Dear Kitchen,
I came across a recipe recently that called for "butter beans." I'm not exactly familiar with butter beans. In the photograph that accompanied the recipe, the butter bean looked pretty much exactly like a lima bean, but was beige instead of green. Are these two beans related? I don't really care for lima beans so I sort of hope they aren't.
Thanks,
Marissa
Dear Marissa,
Lima beans are more than just related to butter beans, they are the same thing! In the South, lima beans are often called butter beans and in the UK they almost exclusively refer to them as butter beans. It seems like a lot of people don't like lima beans. I blame those unpleasant school lunch vegetable medleys, although I admit that lima beans can have a sort of starchy flavor that tastes sort of uncooked. Lima beans can be consumed in both their immature stage (fresh and green) as well as their mature (dried and beige). Americans tend to eat them in the immature stage mostly, but if you aren't a lima lover, you might want to try them cooked from the dry stage, rather than the fresh. You can cook them yourself, which like all dried beans can take a long time of soaking and simmering, or you can get them canned. I find that the texture is creamier and the flavor is rich and buttery. You might surprise yourself and become a convert.
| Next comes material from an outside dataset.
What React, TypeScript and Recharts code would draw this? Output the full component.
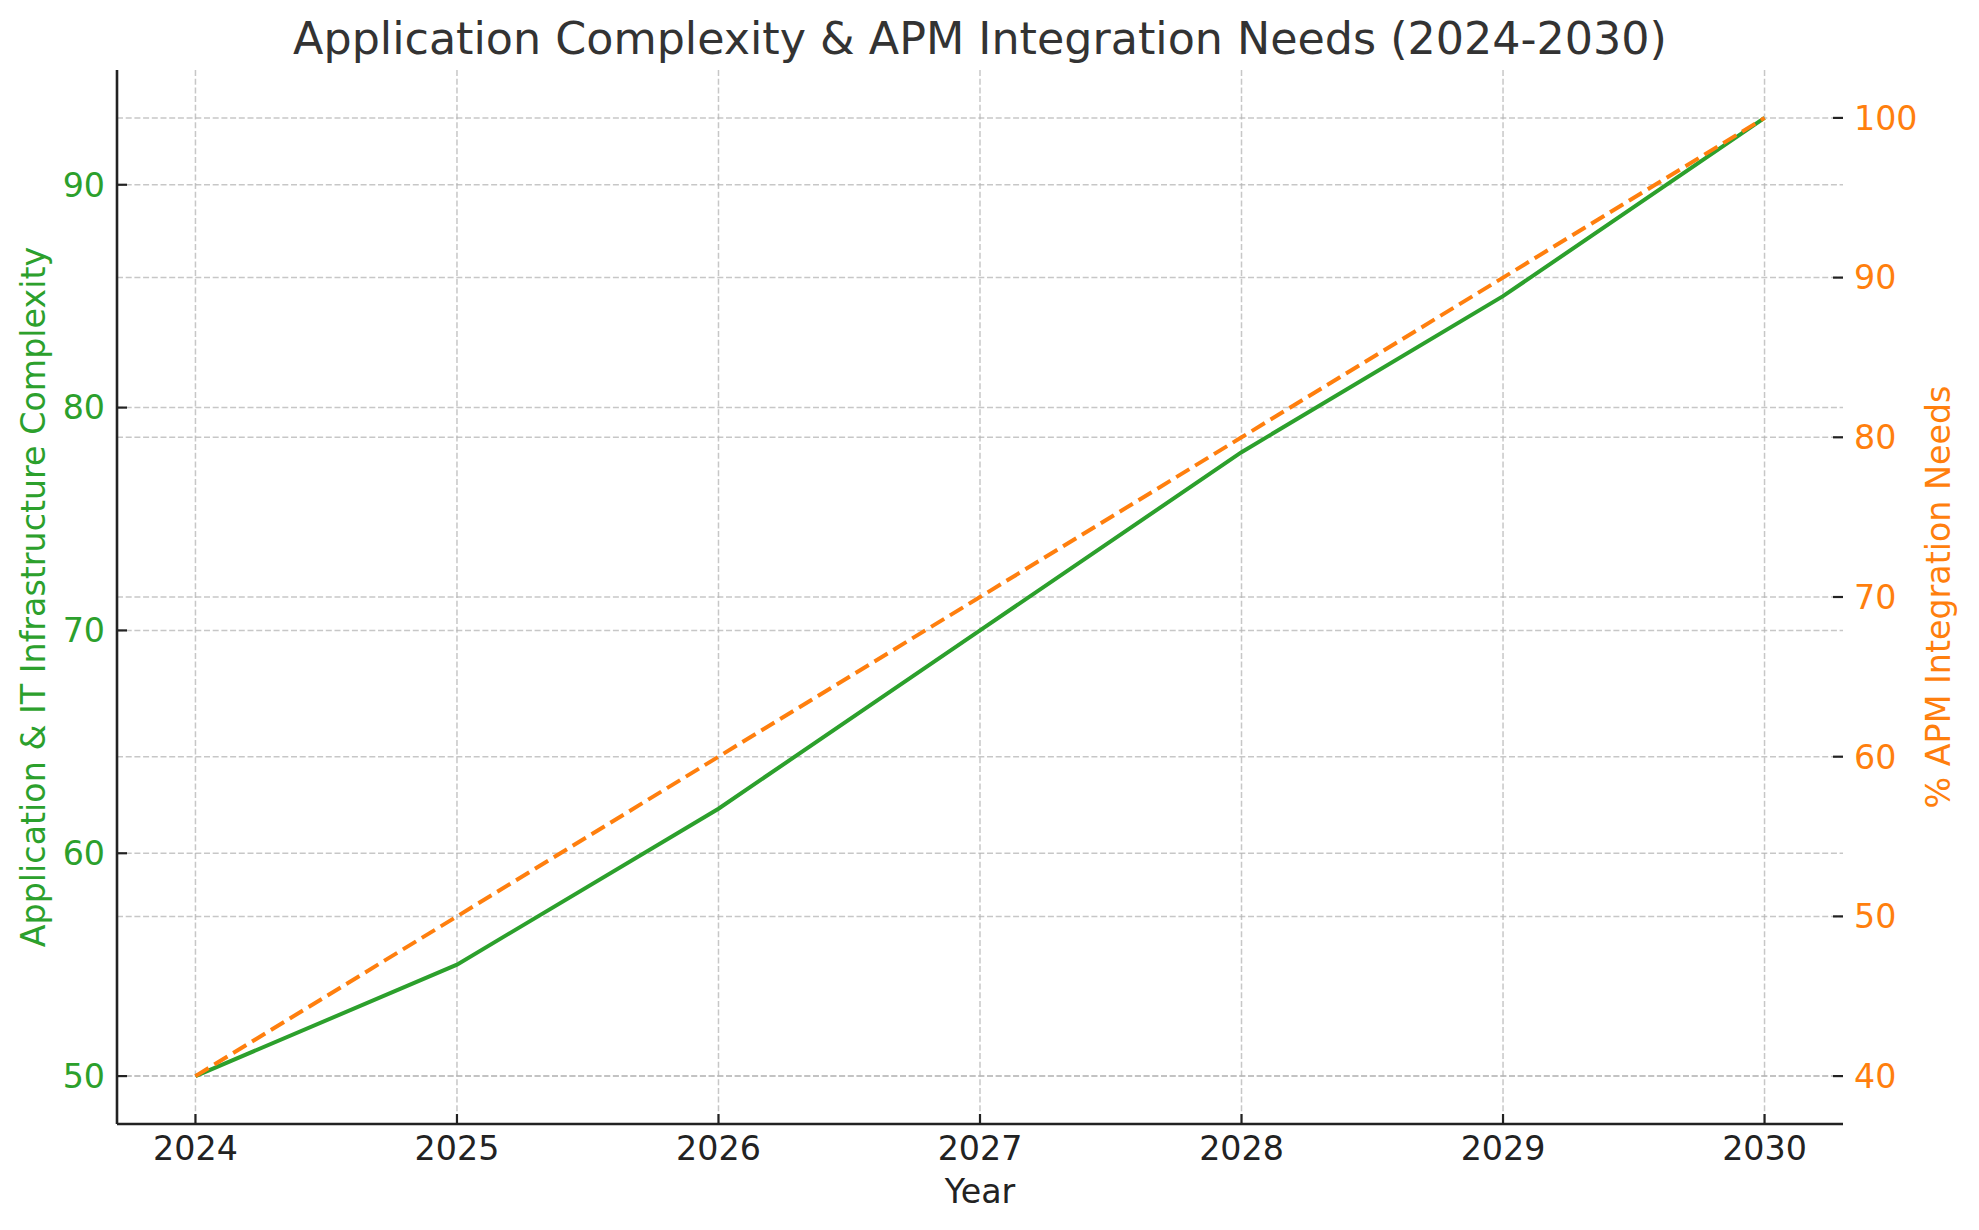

yum -- I love lima beans. I even liked them as a kid. I think my parents used to make frozen ones but I found fresh ones a while ago and they're way better -- much less starchy and more vegetable-y flavor, if that makes sense. When are they in season? I always look at Fairway (Red Hook) and they never have them...
no way!
lima beans are flat.
the (shelled, frozen) butter beans I get at south Georgia farm stands are not flat. they are pale green and shaped like a black bean but slightly larger.
lima beans and butter beans are both shell beans, but I think you gotta check the info . . .
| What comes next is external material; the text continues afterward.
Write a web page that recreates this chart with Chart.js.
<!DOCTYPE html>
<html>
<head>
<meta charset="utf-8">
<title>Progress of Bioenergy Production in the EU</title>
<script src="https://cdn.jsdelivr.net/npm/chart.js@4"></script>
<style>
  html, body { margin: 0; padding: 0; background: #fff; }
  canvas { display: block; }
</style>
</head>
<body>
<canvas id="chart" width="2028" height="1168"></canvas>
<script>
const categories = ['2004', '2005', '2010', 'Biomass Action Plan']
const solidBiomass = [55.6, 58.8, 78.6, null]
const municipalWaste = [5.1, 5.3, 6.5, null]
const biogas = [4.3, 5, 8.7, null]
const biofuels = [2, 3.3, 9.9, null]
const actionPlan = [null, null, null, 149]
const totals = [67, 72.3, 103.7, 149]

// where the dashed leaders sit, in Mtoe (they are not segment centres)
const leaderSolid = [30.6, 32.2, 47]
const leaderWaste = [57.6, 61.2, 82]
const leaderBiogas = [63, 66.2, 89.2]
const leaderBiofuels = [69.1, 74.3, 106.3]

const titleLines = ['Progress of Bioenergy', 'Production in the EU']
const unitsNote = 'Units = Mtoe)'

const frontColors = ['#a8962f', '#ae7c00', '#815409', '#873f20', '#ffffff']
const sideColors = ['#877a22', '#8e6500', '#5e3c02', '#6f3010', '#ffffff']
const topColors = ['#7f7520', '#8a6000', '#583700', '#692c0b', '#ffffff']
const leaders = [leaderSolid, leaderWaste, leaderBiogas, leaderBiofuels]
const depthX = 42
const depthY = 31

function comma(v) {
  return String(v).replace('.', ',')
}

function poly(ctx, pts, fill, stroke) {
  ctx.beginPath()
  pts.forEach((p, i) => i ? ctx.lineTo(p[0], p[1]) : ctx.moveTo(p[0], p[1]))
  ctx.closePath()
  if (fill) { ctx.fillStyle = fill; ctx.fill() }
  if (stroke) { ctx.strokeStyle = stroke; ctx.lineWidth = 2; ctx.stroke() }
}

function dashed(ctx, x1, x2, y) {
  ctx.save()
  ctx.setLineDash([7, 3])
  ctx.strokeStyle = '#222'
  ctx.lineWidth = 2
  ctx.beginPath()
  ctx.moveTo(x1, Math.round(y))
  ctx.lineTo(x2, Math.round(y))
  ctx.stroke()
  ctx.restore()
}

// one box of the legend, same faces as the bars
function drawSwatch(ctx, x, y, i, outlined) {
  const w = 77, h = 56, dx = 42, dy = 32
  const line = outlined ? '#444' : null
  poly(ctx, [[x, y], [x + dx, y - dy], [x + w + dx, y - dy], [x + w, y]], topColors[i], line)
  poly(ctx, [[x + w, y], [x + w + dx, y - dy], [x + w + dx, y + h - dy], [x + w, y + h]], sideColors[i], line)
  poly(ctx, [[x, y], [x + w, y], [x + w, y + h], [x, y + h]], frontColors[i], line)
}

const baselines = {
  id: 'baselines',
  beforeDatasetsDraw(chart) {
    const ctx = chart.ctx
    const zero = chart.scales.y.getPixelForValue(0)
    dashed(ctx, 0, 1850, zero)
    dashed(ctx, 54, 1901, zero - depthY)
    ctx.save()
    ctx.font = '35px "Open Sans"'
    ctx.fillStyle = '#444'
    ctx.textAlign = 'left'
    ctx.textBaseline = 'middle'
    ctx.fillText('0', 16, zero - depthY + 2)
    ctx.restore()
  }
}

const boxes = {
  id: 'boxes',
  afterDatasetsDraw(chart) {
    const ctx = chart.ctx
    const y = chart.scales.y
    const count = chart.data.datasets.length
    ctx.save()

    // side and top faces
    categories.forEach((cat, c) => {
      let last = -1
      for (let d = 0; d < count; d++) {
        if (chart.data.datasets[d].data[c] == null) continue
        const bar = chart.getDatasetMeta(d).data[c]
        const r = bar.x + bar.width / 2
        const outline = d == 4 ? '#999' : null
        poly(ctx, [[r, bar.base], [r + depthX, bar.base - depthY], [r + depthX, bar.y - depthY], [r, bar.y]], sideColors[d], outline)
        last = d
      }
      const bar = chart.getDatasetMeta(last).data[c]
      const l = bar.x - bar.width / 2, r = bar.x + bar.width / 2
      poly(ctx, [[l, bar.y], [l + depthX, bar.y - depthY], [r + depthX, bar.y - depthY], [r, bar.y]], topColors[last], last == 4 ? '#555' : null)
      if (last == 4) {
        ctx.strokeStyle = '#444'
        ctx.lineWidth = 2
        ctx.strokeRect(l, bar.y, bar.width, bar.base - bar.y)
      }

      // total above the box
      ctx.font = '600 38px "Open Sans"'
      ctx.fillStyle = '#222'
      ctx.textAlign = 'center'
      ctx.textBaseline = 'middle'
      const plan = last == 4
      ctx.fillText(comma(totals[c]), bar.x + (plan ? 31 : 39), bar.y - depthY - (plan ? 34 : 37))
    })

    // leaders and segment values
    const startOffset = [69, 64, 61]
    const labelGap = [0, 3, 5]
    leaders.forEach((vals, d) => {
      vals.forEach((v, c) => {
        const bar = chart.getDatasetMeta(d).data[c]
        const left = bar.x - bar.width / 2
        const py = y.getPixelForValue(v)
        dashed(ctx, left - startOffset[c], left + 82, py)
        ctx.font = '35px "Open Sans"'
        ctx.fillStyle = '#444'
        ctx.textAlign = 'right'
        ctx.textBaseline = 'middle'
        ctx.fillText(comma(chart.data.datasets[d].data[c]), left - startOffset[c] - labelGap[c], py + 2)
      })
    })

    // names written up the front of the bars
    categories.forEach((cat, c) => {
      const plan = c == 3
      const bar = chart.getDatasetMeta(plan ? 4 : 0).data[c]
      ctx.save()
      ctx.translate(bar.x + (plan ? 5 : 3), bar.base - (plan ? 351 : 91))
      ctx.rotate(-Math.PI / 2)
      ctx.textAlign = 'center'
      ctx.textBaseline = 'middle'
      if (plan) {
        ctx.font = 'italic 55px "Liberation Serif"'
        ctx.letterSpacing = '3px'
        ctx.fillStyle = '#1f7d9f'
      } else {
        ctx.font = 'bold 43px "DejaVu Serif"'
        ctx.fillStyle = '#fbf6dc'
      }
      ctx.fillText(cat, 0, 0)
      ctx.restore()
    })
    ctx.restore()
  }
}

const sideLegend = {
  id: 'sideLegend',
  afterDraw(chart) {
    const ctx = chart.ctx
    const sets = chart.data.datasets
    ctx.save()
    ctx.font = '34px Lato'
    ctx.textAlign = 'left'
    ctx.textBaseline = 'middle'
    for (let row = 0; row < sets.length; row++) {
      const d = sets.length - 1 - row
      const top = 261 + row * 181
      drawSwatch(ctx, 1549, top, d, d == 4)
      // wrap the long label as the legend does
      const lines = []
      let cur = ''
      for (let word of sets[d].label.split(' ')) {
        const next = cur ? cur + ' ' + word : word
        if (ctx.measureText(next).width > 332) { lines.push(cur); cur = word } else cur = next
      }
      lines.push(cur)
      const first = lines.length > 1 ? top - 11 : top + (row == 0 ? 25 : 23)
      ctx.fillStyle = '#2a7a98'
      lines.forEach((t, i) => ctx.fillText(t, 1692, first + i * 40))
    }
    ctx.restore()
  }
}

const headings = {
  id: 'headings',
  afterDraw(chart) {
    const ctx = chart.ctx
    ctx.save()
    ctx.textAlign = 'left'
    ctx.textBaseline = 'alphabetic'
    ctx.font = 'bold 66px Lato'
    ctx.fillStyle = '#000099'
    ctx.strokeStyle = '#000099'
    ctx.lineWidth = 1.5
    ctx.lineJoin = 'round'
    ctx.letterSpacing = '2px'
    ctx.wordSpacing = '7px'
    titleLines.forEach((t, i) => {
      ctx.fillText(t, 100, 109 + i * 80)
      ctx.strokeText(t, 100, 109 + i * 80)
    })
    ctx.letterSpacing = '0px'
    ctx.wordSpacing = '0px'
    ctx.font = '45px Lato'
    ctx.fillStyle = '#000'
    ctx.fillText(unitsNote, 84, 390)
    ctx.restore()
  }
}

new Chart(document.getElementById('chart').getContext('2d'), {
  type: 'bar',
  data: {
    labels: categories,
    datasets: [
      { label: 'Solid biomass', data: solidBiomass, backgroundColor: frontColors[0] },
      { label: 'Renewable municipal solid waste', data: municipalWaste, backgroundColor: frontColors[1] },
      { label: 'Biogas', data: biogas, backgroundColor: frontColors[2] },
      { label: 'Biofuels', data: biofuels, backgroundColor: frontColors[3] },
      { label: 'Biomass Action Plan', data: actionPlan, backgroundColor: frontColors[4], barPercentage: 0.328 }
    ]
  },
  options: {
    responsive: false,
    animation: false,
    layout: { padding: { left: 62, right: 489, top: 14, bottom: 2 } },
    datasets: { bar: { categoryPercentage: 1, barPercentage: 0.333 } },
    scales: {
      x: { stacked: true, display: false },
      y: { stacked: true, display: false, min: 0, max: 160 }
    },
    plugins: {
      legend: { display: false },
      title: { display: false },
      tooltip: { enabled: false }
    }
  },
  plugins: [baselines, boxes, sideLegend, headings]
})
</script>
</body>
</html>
I have always heard limas are better dried, so you got that part right. ; )
Butter Beans and Lima Beans
as written for the Sarasota Herald Tribune, Food Section, April 19, 2000
By Jean Meadows
Extension Agent IV, Family and Consumer Sciences
Cooperative Extension for Sarasota County
Many varieties of beans are grown in Florida, both in home gardens and commercially. Almost all beans may be produced in frost-free areas in the winter; however pole, lima and butter beans grow better in the summer as they need warmer soils and a longer growing time. If you are not from the South you may wonder: "What are butter beans?" For many of us Southerners we dont eat lima beans we eat butter beans.
One of the bulletins from the Georgia Cooperative Extension says: "The terms Lima bean and butter bean are interchangeable. "
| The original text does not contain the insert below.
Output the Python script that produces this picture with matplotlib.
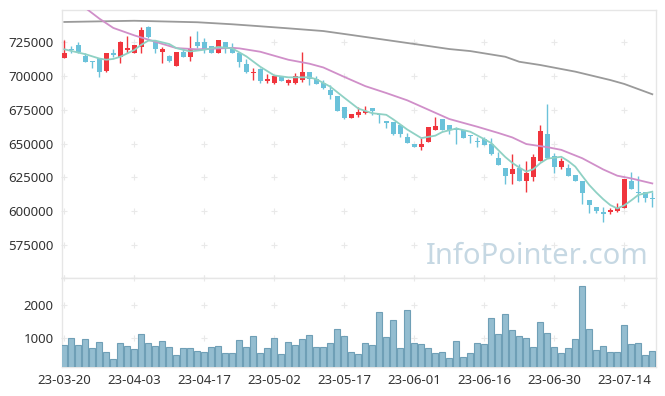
import matplotlib
matplotlib.use('Agg')
import matplotlib.pyplot as plt
import numpy as np

plt.rcParams['font.family'] = ['Noto Sans', 'DejaVu Sans']

tick_labels = ['23-03-20', '23-04-03', '23-04-17', '23-05-02', '23-05-17',
               '23-06-01', '23-06-16', '23-06-30', '23-07-14']
tick_index = [0, 10, 20, 30, 40, 50, 60, 70, 80]

opens = [713400, 720000, 722800, 714700, 711000, 713000, 703800, 717100, 714100, 719100,
         717100, 721500, 735900, 725500, 717400, 714700, 707500, 717400, 713700, 725200,
         724800, 722000, 716600, 725200, 720800, 717100, 708700, 701900, 705100, 696200,
         694500, 699100, 694500, 694500, 696900, 702800, 697900, 694900, 689500, 684900,
         677000, 669100, 671100, 672800, 676000, 672000, 666300, 665700, 663500, 654800,
         649400, 647400, 651300, 660200, 668100, 663700, 661200, 660000, 656300, 651800,
         653300, 649600, 639500, 631700, 627500, 631700, 622500, 625500, 637300, 657000,
         640800, 632900, 631700, 626700, 622300, 608300, 602900, 599600, 599600, 600300,
         602100, 622500, 613900, 614400, 609500]
highs = [726500, 722000, 725000, 716600, 711000, 713400, 717100, 719600, 725500, 729400,
         722800, 735900, 736800, 725500, 721500, 715400, 717600, 720300, 729400, 733100,
         728200, 722000, 726500, 725200, 724500, 717800, 712200, 705600, 705600, 701400,
         699900, 699900, 697700, 702300, 717400, 702800, 700100, 696900, 693200, 684900,
         677000, 672000, 676700, 677700, 676000, 672000, 666300, 665700, 663500, 657500,
         649400, 653800, 662200, 669400, 668100, 663700, 662000, 660000, 656300, 654600,
         654600, 653800, 643500, 631700, 642000, 634600, 637100, 642000, 663700, 679000,
         642800, 639100, 634600, 626700, 622300, 608300, 602900, 603300, 602600, 605800,
         623800, 628700, 626200, 614400, 614400]
lows = [713200, 716900, 716600, 710400, 706000, 699400, 703100, 713700, 709300, 716600,
        717100, 716600, 727700, 716600, 709300, 710000, 707500, 713700, 711200, 720300,
        716600, 716600, 716600, 716600, 716600, 706700, 701900, 696900, 694900, 694500,
        693700, 696200, 693000, 693700, 695700, 693200, 694000, 690000, 682900, 674000,
        668400, 668800, 669800, 671800, 671100, 664900, 661500, 656300, 654600, 650100,
        647200, 645000, 651300, 660200, 659800, 656800, 649400, 653800, 650600, 647600,
        648900, 641500, 634100, 619900, 619900, 622500, 614400, 622500, 637300, 639500,
        628000, 631200, 626200, 622300, 605100, 598400, 598400, 591800, 597700, 599600,
        602100, 616400, 606600, 606600, 602900]
closes = [717100, 719100, 717400, 710400, 710200, 703100, 716600, 715600, 725000, 720600,
          722800, 733900, 728900, 719600, 719800, 711000, 717600, 714100, 719800, 722300,
          719600, 716600, 726500, 720300, 716600, 710400, 702800, 703100, 696400, 697700,
          699900, 696200, 696900, 699700, 702800, 697400, 694000, 690800, 685800, 674200,
          668600, 671800, 673300, 674000, 674000, 670700, 665200, 657000, 657300, 650600,
          647600, 649600, 662200, 662900, 660200, 660000, 659800, 654300, 655500, 651300,
          648900, 642000, 634100, 626200, 631200, 622500, 628400, 640200, 659200, 639500,
          632900, 637100, 626200, 622300, 613600, 604600, 600100, 597700, 601100, 602100,
          623800, 616400, 613200, 609500, 609000]
volumes = [790, 1000, 790, 970, 700, 880, 580, 370, 850, 760,
           670, 1120, 850, 760, 910, 730, 490, 700, 700, 610,
           580, 730, 760, 550, 550, 940, 730, 1060, 550, 700,
           1000, 520, 880, 790, 970, 1090, 730, 730, 850, 1270,
           1060, 580, 520, 850, 790, 1780, 1030, 1540, 700, 1840,
           850, 820, 700, 550, 580, 400, 910, 430, 550, 850,
           820, 1600, 1120, 1720, 1240, 1060, 1000, 730, 1480, 1150,
           730, 550, 700, 970, 2560, 1270, 640, 760, 580, 580,
           1390, 820, 850, 490, 610]

ma_short_idx = [0, 3, 5, 6, 7, 8, 10, 11, 12, 13, 15, 16, 18, 20, 22, 24, 26, 28, 30, 32,
                35, 36, 38, 40, 42, 44, 46, 47, 49, 51, 53, 54, 56, 58, 60, 61, 63, 64, 65, 66,
                67, 68, 69, 71, 72, 73, 74, 75, 76, 77, 78, 79, 80, 81, 82, 84]
ma_short = [719600, 716000, 712800, 711900, 712500, 714100, 719100, 723000, 726000, 726000,
            723500, 720500, 718000, 719300, 721300, 720300, 714400, 706700, 700300, 698900,
            698900, 697500, 692000, 683800, 675800, 672400, 671200, 667800, 660300, 654000,
            655800, 658500, 661100, 658700, 653200, 650300, 640000, 635700, 632200, 629300,
            631000, 635500, 638800, 640200, 637000, 632900, 626000, 619300, 613800, 608800,
            604500, 602000, 604300, 608000, 612000, 614400]
ma_mid_idx = [0, 3, 5, 7, 10, 14, 16, 19, 22, 24, 25, 28, 32, 35, 37, 40, 43, 46, 49, 52,
              55, 59, 62, 64, 66, 69, 71, 74, 77, 79, 81, 84]
ma_mid = [762000, 750200, 742300, 735400, 729900, 723600, 720500, 719600, 720200, 720700,
          720300, 717800, 711900, 709000, 706200, 699200, 692400, 687300, 681900, 675000,
          668100, 662400, 657800, 654500, 649600, 647300, 645300, 639100, 630800, 626200,
          624200, 620500]
ma_long_idx = [0, 10, 19, 24, 27, 32, 37, 41, 46, 51, 55, 58, 63, 65, 68, 73, 78, 80, 84]
ma_long = [739800, 740700, 739600, 738100, 737000, 735100, 733100, 730200, 726500, 722800,
           719800, 718300, 714100, 710400, 708000, 703100, 696900, 694000, 686400]

UP = '#f0353d'
DOWN = '#6bc2da'
GRID = '#e9e9e9'
SPINE = '#e6e6e6'
TEXT = '#333333'

fig = plt.figure(figsize=(6.65, 3.96), dpi=100)
ax = fig.add_axes([62 / 665, 1 - 278 / 396, 594 / 665, 268 / 396])
axv = fig.add_axes([62 / 665, 1 - 367 / 396, 594 / 665, 89 / 396], sharex=ax)

x = np.arange(len(opens))
o = np.array(opens)
c = np.array(closes)
up = c >= o
colors = np.where(up, UP, DOWN)

# candles: wicks then bodies
ax.vlines(x, lows, highs, colors=colors, linewidth=1.0, zorder=3)
bottom = np.minimum(o, c)
height = np.maximum(np.abs(c - o), 900)
ax.bar(x, height, bottom=bottom, width=0.72, color=colors, linewidth=0, zorder=4)

ax.plot(ma_long_idx, ma_long, color='#9a9a9a', linewidth=1.3, zorder=5)
ax.plot(ma_mid_idx, ma_mid, color='#d08fc9', linewidth=1.3, zorder=5)
ax.plot(ma_short_idx, ma_short, color='#8fd1c4', linewidth=1.3, zorder=5)

ax.set_xlim(-0.33, 84.53)
ax.set_ylim(550620, 748650)
price_ticks = [575000, 600000, 625000, 650000, 675000, 700000, 725000]
ax.set_yticks(price_ticks)
ax.set_yticklabels([str(t) for t in price_ticks])

# volume
axv.bar(x, volumes, width=0.9, color='#94bdd0', edgecolor='#6f9fb6', linewidth=0.8, zorder=3)
axv.set_ylim(140, 2810)
axv.set_yticks([1000, 2000])
axv.set_yticklabels(['1000', '2000'])
axv.set_xticks(tick_index)
axv.set_xticklabels(tick_labels)

# faint '+' grid markers at tick intersections
for a, yt in ((ax, price_ticks + [550620]), (axv, [1000, 2000, 2810])):
    gx, gy = np.meshgrid(tick_index, yt)
    a.plot(gx.ravel(), gy.ravel(), '+', color=GRID, markersize=4, markeredgewidth=0.8,
           zorder=1, clip_on=False)

for a in (ax, axv):
    for s in a.spines.values():
        s.set_color(SPINE)
        s.set_linewidth(1.0)
    a.tick_params(length=0, colors=TEXT, labelsize=9.5)
    a.tick_params(axis='y', pad=6)
    a.tick_params(axis='x', pad=5)
    a.set_facecolor('white')
ax.tick_params(axis='x', labelbottom=False)

ax.text(0.987, 0.082, 'InfoPointer.com', transform=ax.transAxes, ha='right', va='center',
        fontsize=21, color='#c6d8e3', zorder=2)

fig.savefig('out.png', dpi=100)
Actually there is a little difference in the varieties. Fordhooks are the big lima beans that are available in the markets in many forms fresh, canned, frozen and dried. Butter beans are smaller varieties, usually of the Dixie or Henderson type. There also is a Dixie butter pea that has a similar taste, only shaped more like a pea. Depending on variety, these butter beans or peas can be white, green or speckled. Like the Lima bean, the butter bean is also available in several forms: fresh, canned, frozen and dried. Although for most Southerners none of the other forms compare in taste to the fresh butter beans.